The threat was so serious that the militias responded both directly and through their control of internal security units, killing hundreds and wounding thousands, according to Amnesty International. The government, led by Shiite Prime Minister Adil Abdul-Mahdi, held only a handful of security force members accountable. He resigned a year later, in November 2019, amid ongoing protests against state corruption, repression, and the mismanagement of state resources.
Enter the clerics
Owing to these factors, Iraqis have increasingly lost faith in their leaders. Voter turnout in elections has dropped from 62% in 2010 to 43% in 2021. The political system—dominated by Iran for a decade—is seen as a rigged game, so it has lost the interest of the electorate, most notably the young, who feel disenfranchised. In response, senior Shiite religious leader Ayatollah al-Sistani, based in Najaf, regularly criticises government corruption, without naming individuals or parties. He also urged the government to control all weapons inside Iraq's borders. By implication, this suggests that the PMF should not operate independently.
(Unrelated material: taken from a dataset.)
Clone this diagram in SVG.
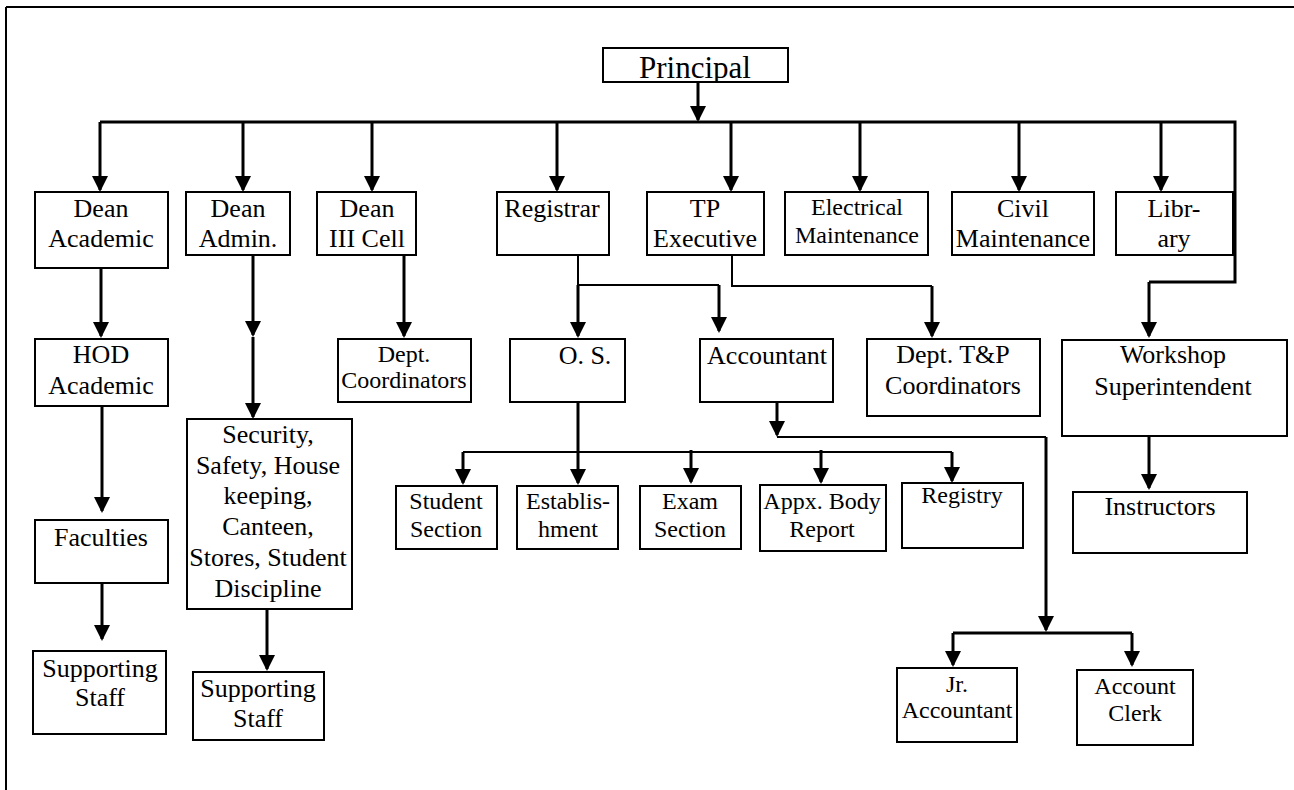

Cleric Muqtada al-Sadr, who comes from an illustrious religious family in Najaf, is more directly involved in politics than al-Sistani, and he too has sharply criticised the militias, of which there is another loyal to him. Al-Sadr also criticised Iran's interference in Iraqi politics after Shiite parties stopped Sadr's bloc from forming a government in 2022. Al-Sadr and his parliamentarians walked out as a result. He is a fierce critic of the CF, his spokesman recently describing a "foreign scent" in Iraqi politics.
Al-Sadr wants deep reforms in the Iraqi state, the disarmament and dissolution of the pro-Iranian militias, and their integration into a strengthened Iraqi army, but says corruption makes these reforms impossible, so he is boycotting the November election. That election is worrying the Shiite parties and militia leaders that control the parliament, because on 13 July, al-Sadr said he would support an alternative political bloc that would implement his demands for reform, including the militias' dissolution.
Iran's Supreme Leader Ayatollah Ali Khamenei (L) speaking with Iraqi Shiite cleric Muqtada al-Sadr during a ceremony commemorating Ashura in Tehran on September 10, 2019.
Jostling for power
SotalIraq News reported on 15 July said that the CF was worried that al-Sadr might back Prime Minister al-Sudani, who promises to disarm the militias (although al-Sudani has made the same pledge before, and may plan to exclude the PMF). Al-Sudani is trying to become less reliant on CF parties like Dawa and the militias behind Fateh in 2026.
It is difficult to imagine a coalition from across Iraq that excludes the Shiite parties assembling after the November elections, winning a majority in the Council of Representatives, forming the next government, then removing senior state officials loyal to Iran's allies and disarming the Tehran-leaning militias. Iran's allies in Iraq would fight such a scenario both legally and (if necessary) physically, resulting in violence.
In 2022, they manoeuvred to block al-Sadr successfully. True, the militias showed hesitation towards Israel and the United States both this year and last, but such reticence would dissipate quickly in an existential struggle within Iraq itself. In terms of internal power struggles, they are not averse. Many suspect that the launch of drones by the PM targeting Erbil Airport and the oil facilities in Iraqi Kurdistan is a warning to the Kurds not to put pressure on Baghdad over oil.
This is a harbinger of the future. Even if the outline of an alternative ruling coalition starts to appear after the November elections, the short-term result would be ferocious political battles and violence. In short, their silence over the 12 days of war between Israeli-US forces and Iran in June does not mean that their days are numbered—far from it.